One of the most spectacular lakes in the world, the Tso Moriri is also called the ‘Mountain Lake’ situated at an elevation of over 15000 feet above sea level. It covers the foothills of the Rushpu valley in the Changthang sub division of Leh, and is surrounded by barren hills overlooking the silhouettes of the snow clad mountain peaks in the backdrop.
The lake extends about 28km in length and is 4 to 6 km wide. The waters go 100 feet deep on an average, with a maximum depth of 248 feet.
For centuries the water of the lake has been a source of salt for the local populace, and perhaps the reason why it is called Tso Moriri, Tso coming from Tsokar, meaning salt lake in the local language.
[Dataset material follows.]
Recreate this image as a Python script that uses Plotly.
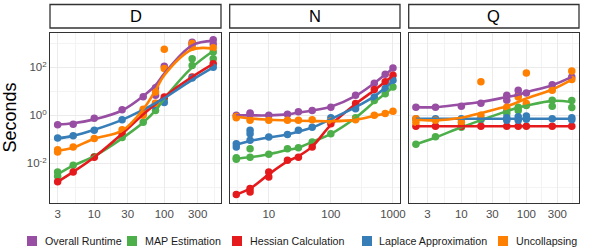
import plotly.graph_objects as go

# ---------------- data ----------------
SERIES = ["Overall Runtime", "MAP Estimation", "Hessian Calculation",
          "Laplace Approximation", "Uncollapsing"]
COLORS = ["#984EA3", "#4DAF4A", "#E41A1C", "#377EB8", "#FF7F00"]
PANELS = ["D", "N", "Q"]

# Panel D
D_X = [3, 5, 10, 25, 50, 75, 100, 250, 500]
D_OVERALL_PTS = [[0.41], [0.43], [0.76], [1.7], [6.0], [14, 6.8], [110], [1100, 890], [1400, 930]]
D_OVERALL_FIT = [0.42, 0.47, 0.68, 1.6, 6.3, 18, 55, 830, 1260]
D_MAP_PTS = [[0.0044, 0.0029], [0.0083], [0.019], [0.12], [0.52], [1.6], [4.9], [230, 120], [440, 230]]
D_MAP_FIT = [0.0035, 0.008, 0.02, 0.11, 0.5, 1.6, 5, 100, 480]
D_HESS_PTS = [[0.0017], [0.0044], [0.018], [0.17], [1.2], [3.1], [5.8], [40], [140]]
D_HESS_FIT = [0.0017, 0.0044, 0.018, 0.17, 1.1, 3, 6, 40, 140]
D_LAP_PTS = [[0.115], [0.14], [0.24], [0.66], [1.6], [2.4], [3.4], [36], [100]]
D_LAP_FIT = [0.11, 0.14, 0.25, 0.65, 1.7, 3.2, 5.2, 30, 100]
D_UNC_PTS = [[0.037, 0.03], [0.048], [0.11], [0.25], [1.8, 1.0], [9.3, 3.2], [560, 90], [980, 700], [660]]
D_UNC_FIT = [0.034, 0.045, 0.107, 0.23, 1.8, 11, 47, 550, 600]

# Panel N
N_X = [3, 5, 10, 20, 30, 50, 100, 250, 500, 750, 1000]
N_OVERALL_PTS = [[1.0], [1.1, 1.25], [1.0], [1.1], [1.4], [1.6], [2.2], [6.8], [22], [51], [93]]
N_OVERALL_FIT = [1.0, 1.0, 1.0, 1.1, 1.3, 1.6, 2.3, 6.5, 22, 50, 90]
N_MAP_PTS = [[0.015, 0.017], [0.041, 0.018], [0.024], [0.041], [0.045], [0.078], [0.17], [0.79], [4.2], [7.9], [15]]
N_MAP_FIT = [0.016, 0.018, 0.024, 0.036, 0.045, 0.078, 0.17, 0.8, 3.6, 8, 15]
N_HESS_PTS = [[0.0005], [0.00089, 0.00065], [0.0044, 0.0027], [0.0135], [0.018], [0.048], [0.45], [3.1], [12], [25], [47]]
N_HESS_FIT = [0.0005, 0.0009, 0.0035, 0.012, 0.02, 0.05, 0.4, 3, 11, 25, 45]
N_LAP_PTS = [[0.066, 0.048], [0.24, 0.17, 0.091], [0.126], [0.16], [0.24], [0.32], [0.79], [1.9], [5.8], [13], [29]]
N_LAP_FIT = [0.06, 0.085, 0.12, 0.16, 0.21, 0.31, 0.7, 2.2, 6.2, 14, 28]
N_UNC_PTS = [[0.9, 0.8], [0.62], [0.62], [0.62], [0.62], [0.66], [0.58], [0.66], [1.0], [1.2], [1.5]]
N_UNC_FIT = [0.88, 0.75, 0.66, 0.62, 0.6, 0.58, 0.57, 0.65, 0.95, 1.2, 1.5]

# Panel Q
Q_X = [2, 4, 10, 20, 50, 75, 100, 250, 500]
Q_OVERALL_PTS = [[2.2], [2.2], [2.4], [3.2], [6.8, 4.3], [11, 6.8], [8.5], [19], [40]]
Q_OVERALL_FIT = [2.2, 2.2, 2.9, 3.6, 5.8, 7.2, 9.3, 18, 40]
Q_MAP_PTS = [[0.062], [0.13], [0.32], [0.66], [1.6, 1.2], [2.2, 1.6], [2.6], [4.3, 2.4], [4.2, 2.1]]
Q_MAP_FIT = [0.062, 0.12, 0.32, 0.63, 1.5, 2.1, 2.5, 4.0, 3.6]
Q_HESS_PTS = [[0.35], [0.35], [0.35], [0.35], [0.35], [0.35], [0.35], [0.35], [0.35]]
Q_HESS_FIT = [0.35, 0.35, 0.35, 0.35, 0.35, 0.35, 0.35, 0.35, 0.35]
Q_LAP_PTS = [[0.72], [0.72], [0.72], [0.72], [0.79, 0.63], [0.87, 0.63], [0.95, 0.69], [0.72], [0.79, 0.66]]
Q_LAP_FIT = [0.72, 0.72, 0.72, 0.72, 0.72, 0.72, 0.72, 0.72, 0.72]
Q_UNC_PTS = [[0.72, 0.52], [0.62], [0.52], [25, 1.0], [2.2], [5.8], [58, 3.1], [11], [71, 31]]
Q_UNC_FIT = [0.66, 0.62, 0.8, 1.26, 2.4, 3.6, 5, 12, 31]

# axis ticks
D_TICKS = [3, 10, 30, 100, 300]
N_TICKS = [10, 100, 1000]
Q_TICKS = [3, 10, 30, 100, 300]
Y_TICKS = [0.01, 1, 100]
Y_TICKTEXT = ["10<sup>-2</sup>", "10<sup>0</sup>", "10<sup>2</sup>"]

# ---------------- figure ----------------
panel_data = {
    "D": (D_X, [D_OVERALL_PTS, D_MAP_PTS, D_HESS_PTS, D_LAP_PTS, D_UNC_PTS],
          [D_OVERALL_FIT, D_MAP_FIT, D_HESS_FIT, D_LAP_FIT, D_UNC_FIT]),
    "N": (N_X, [N_OVERALL_PTS, N_MAP_PTS, N_HESS_PTS, N_LAP_PTS, N_UNC_PTS],
          [N_OVERALL_FIT, N_MAP_FIT, N_HESS_FIT, N_LAP_FIT, N_UNC_FIT]),
    "Q": (Q_X, [Q_OVERALL_PTS, Q_MAP_PTS, Q_HESS_PTS, Q_LAP_PTS, Q_UNC_PTS],
          [Q_OVERALL_FIT, Q_MAP_FIT, Q_HESS_FIT, Q_LAP_FIT, Q_UNC_FIT]),
}

fig = go.Figure()
for i, p in enumerate(PANELS):
    xs, pts, fits = panel_data[p]
    xa = "x" if i == 0 else f"x{i+1}"
    ya = "y" if i == 0 else f"y{i+1}"
    for s, reps in enumerate(pts):
        px = [x for x, r in zip(xs, reps) for _ in r]
        py = [v for r in reps for v in r]
        fig.add_trace(go.Scatter(x=px, y=py, mode="markers", xaxis=xa, yaxis=ya,
                                 marker=dict(color=COLORS[s], size=7.5, line=dict(width=0)),
                                 showlegend=False, hoverinfo="skip"))
    for s, fit in enumerate(fits):
        fig.add_trace(go.Scatter(x=xs, y=fit, mode="lines", xaxis=xa, yaxis=ya,
                                 line=dict(color=COLORS[s], width=2.6, shape="spline", smoothing=1.0),
                                 showlegend=False, hoverinfo="skip"))

FONT = "Liberation Sans, Arial, Helvetica, sans-serif"
L, R, T, B = 50, 21, 33, 47
W, H = 600, 250
PW, PH = W - L - R, H - T - B

def px2x(px):
    return (px - L) / PW

def py2y(py):
    return (H - B - py) / PH

domains = [[px2x(50), px2x(221)], [px2x(229.7), px2x(400)], [px2x(408.7), 1.0]]
xranges = [[0.368, 2.81], [0.371, 3.113], [0.19, 2.81]]
xticks = [D_TICKS, N_TICKS, Q_TICKS]
xminor = [[5.48, 17.3, 54.8, 173, 520], [3.16, 31.6, 316], [1.64, 5.48, 17.3, 54.8, 173, 520]]

common_axis = dict(showline=True, mirror=True, linecolor="#333333", linewidth=1,
                   gridcolor="#EBEBEB", gridwidth=1.1, ticks="", zeroline=False,
                   tickfont=dict(family=FONT, size=11.5, color="#4D4D4D"))

layout = dict(width=W, height=H, margin=dict(l=L, r=R, t=T, b=B),
              plot_bgcolor="white", paper_bgcolor="white", showlegend=False,
              font=dict(family=FONT))
for i in range(3):
    key = "xaxis" if i == 0 else f"xaxis{i+1}"
    layout[key] = dict(common_axis, type="log", domain=domains[i], range=xranges[i],
                       tickmode="array", tickvals=xticks[i], ticktext=[str(t) for t in xticks[i]],
                       anchor="y" if i == 0 else f"y{i+1}",
                       minor=dict(tickmode="array", tickvals=xminor[i], showgrid=True,
                                  gridcolor="#F3F3F3", gridwidth=0.6, ticks=""))
    ykey = "yaxis" if i == 0 else f"yaxis{i+1}"
    ydict = dict(common_axis, type="log", range=[-3.65, 3.43], domain=[0, 1],
                 tickmode="array", tickvals=Y_TICKS, ticktext=Y_TICKTEXT,
                 anchor="x" if i == 0 else f"x{i+1}",
                 minor=dict(tickmode="array", tickvals=[0.001, 0.1, 10, 1000], showgrid=True,
                            gridcolor="#F3F3F3", gridwidth=0.6, ticks=""))
    if i > 0:
        ydict["showticklabels"] = False
        ydict["matches"] = "y"
    layout[ykey] = ydict

fig.update_layout(**layout)

# strips
for i, p in enumerate(PANELS):
    fig.add_shape(type="rect", xref="paper", yref="paper",
                  x0=domains[i][0], x1=domains[i][1], y0=py2y(28), y1=py2y(4.5),
                  line=dict(color="#333333", width=1.3), fillcolor="white", layer="above")
    fig.add_annotation(text=p, xref="paper", yref="paper",
                       x=(domains[i][0] + domains[i][1]) / 2, y=py2y(16.3),
                       showarrow=False, xanchor="center", yanchor="middle",
                       font=dict(family=FONT, size=16.5, color="black"))

# y title
fig.add_annotation(text="Seconds", xref="paper", yref="paper", x=px2x(9.5), y=0.5,
                   textangle=-90, showarrow=False, xanchor="center", yanchor="middle",
                   font=dict(family=FONT, size=18, color="black"))

# legend (manual, bottom)
sq_left = [27, 127, 232, 362, 498]
txt_left = [43, 143, 248, 377, 514]
for s, name in enumerate(SERIES):
    fig.add_shape(type="rect", xref="paper", yref="paper",
                  x0=px2x(sq_left[s]), x1=px2x(sq_left[s] + 10),
                  y0=py2y(246), y1=py2y(236),
                  line=dict(width=0), fillcolor=COLORS[s])
    fig.add_annotation(text=name, xref="paper", yref="paper", x=px2x(txt_left[s]), y=py2y(241),
                       showarrow=False, xanchor="left", yanchor="middle",
                       font=dict(family=FONT, size=10.7, color="#1A1A1A"))

fig.write_html("out.html", config={"displayModeBar": False},
               post_script="document.body.style.margin='0';document.body.style.overflow='hidden';")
The one common site on the banks of the lake is flocks of Kiang, or natural ass that crops along the shoreline. Also, herds of pashmina goats and travelling nagpas can be spotted around the lake region.
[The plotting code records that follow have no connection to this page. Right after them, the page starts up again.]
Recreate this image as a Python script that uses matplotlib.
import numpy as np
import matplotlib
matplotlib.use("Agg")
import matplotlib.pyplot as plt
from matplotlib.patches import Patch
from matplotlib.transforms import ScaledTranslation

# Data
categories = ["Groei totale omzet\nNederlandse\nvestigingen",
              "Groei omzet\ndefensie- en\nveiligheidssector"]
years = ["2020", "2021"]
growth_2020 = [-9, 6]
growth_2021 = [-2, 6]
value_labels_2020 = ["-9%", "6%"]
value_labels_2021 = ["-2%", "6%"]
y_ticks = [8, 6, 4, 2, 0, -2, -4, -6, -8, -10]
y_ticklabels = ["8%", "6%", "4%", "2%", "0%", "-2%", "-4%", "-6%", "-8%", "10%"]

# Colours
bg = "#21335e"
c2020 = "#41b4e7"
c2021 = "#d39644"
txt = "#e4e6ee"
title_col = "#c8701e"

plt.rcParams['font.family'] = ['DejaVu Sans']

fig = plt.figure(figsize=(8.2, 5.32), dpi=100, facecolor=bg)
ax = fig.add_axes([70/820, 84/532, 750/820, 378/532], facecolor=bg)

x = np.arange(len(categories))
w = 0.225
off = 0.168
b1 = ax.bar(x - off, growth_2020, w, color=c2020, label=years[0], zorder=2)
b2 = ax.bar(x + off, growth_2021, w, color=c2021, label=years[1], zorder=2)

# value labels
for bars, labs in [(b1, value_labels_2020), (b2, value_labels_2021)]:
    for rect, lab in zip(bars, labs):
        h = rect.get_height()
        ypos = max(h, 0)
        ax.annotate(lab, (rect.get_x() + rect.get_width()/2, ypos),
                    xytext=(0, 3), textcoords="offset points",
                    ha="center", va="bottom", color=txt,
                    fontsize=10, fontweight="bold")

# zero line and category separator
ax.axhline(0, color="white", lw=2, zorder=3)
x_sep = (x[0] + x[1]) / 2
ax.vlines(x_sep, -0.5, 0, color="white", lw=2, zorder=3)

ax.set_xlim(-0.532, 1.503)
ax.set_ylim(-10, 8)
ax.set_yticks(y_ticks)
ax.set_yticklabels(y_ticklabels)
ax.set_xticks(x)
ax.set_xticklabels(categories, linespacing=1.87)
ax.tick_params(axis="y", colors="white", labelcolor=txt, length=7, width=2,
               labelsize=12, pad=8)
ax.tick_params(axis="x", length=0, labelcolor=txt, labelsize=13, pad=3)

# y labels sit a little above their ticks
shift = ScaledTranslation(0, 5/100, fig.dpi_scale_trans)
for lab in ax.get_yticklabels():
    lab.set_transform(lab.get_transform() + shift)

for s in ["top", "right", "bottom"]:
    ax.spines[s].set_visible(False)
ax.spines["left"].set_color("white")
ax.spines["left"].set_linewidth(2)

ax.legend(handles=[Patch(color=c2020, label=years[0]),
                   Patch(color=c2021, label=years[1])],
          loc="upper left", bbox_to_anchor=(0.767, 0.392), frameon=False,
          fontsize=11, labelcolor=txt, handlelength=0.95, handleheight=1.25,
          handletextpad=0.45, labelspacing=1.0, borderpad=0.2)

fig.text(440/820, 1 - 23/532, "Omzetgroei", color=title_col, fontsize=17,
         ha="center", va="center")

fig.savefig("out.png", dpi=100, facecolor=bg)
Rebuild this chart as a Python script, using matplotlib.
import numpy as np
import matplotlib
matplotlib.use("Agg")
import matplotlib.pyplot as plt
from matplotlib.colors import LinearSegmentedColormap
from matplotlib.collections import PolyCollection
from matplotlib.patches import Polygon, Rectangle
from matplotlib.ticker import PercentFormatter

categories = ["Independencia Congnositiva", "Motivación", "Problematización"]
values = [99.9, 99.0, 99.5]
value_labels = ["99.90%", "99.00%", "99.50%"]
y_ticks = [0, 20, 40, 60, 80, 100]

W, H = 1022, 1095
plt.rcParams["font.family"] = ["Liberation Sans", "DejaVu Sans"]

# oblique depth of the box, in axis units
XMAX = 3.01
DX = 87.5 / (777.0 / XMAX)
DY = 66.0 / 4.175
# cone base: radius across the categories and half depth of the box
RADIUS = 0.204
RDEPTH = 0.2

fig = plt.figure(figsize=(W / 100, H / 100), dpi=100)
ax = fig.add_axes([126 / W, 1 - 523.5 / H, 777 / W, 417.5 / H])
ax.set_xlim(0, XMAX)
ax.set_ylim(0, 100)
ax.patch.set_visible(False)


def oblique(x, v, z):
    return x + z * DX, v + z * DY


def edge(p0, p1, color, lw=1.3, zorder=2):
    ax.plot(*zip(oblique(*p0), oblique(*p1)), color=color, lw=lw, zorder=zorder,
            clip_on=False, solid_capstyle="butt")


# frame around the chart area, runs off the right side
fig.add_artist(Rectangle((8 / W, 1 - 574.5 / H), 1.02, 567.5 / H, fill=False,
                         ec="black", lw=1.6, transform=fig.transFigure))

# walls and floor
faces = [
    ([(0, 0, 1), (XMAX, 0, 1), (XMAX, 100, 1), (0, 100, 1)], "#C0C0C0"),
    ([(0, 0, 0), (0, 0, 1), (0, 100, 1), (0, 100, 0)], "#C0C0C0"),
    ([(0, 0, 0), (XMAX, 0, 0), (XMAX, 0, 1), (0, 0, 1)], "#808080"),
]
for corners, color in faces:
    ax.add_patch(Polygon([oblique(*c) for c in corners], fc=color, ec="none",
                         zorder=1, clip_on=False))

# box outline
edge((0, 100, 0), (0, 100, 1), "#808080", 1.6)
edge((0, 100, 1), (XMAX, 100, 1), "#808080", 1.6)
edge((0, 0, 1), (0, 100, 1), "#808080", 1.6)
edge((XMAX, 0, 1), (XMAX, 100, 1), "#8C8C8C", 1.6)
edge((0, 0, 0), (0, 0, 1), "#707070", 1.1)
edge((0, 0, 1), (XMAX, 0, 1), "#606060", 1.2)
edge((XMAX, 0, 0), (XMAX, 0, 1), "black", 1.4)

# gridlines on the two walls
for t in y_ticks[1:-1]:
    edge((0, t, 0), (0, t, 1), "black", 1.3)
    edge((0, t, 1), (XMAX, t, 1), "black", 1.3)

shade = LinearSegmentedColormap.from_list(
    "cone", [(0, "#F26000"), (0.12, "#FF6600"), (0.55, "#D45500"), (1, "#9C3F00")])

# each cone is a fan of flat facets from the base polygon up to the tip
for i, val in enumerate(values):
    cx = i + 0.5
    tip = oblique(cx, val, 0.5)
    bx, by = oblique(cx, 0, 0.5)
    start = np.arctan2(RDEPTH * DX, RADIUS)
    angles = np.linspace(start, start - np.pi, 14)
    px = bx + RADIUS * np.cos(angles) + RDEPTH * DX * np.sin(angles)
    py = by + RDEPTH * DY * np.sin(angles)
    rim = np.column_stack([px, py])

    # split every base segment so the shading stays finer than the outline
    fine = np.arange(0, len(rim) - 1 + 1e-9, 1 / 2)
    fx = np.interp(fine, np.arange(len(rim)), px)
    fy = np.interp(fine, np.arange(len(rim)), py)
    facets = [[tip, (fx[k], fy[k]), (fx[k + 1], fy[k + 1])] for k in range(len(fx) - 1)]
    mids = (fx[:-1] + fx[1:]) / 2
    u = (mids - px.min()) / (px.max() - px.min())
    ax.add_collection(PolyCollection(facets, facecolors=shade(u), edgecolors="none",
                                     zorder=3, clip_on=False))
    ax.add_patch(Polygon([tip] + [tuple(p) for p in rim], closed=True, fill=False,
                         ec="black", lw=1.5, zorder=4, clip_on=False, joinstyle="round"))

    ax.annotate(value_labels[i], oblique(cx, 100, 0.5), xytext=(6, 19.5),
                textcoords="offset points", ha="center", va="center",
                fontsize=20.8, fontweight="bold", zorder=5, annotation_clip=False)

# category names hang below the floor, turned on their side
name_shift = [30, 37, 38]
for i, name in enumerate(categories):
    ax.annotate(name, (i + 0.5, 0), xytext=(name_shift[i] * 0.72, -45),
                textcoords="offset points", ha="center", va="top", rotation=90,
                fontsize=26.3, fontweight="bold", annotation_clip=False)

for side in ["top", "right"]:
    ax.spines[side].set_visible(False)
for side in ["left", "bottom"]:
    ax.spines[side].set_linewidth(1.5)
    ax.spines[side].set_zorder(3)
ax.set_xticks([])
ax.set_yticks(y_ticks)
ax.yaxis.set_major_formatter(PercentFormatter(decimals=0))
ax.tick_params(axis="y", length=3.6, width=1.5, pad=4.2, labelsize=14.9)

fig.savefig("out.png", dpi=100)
Visiting the lake is restricted to only a few months of the years, as heavy snowfall, blocks the roads leading up to the lake. During April the snow from the mountains starts to melt, and from May onwards, till October, it is heralded by hundreds of tourists, after which it closes down for the winters.
The lake is among the seven wetlands in India covered under the wetland reserve program of the Ramsar Sites, and therefore it is also known as the Tsomoriri Wetland Conservation Reserve.
A seven to eight hours drive from Ladakh takes visitors to the Tso Moriri Lake. It is about 240 km from Leh. Being a restricted area, no one can venture the periphery of the lake region without obtaining inland permits. These permits are easily available at the DC office, Leh.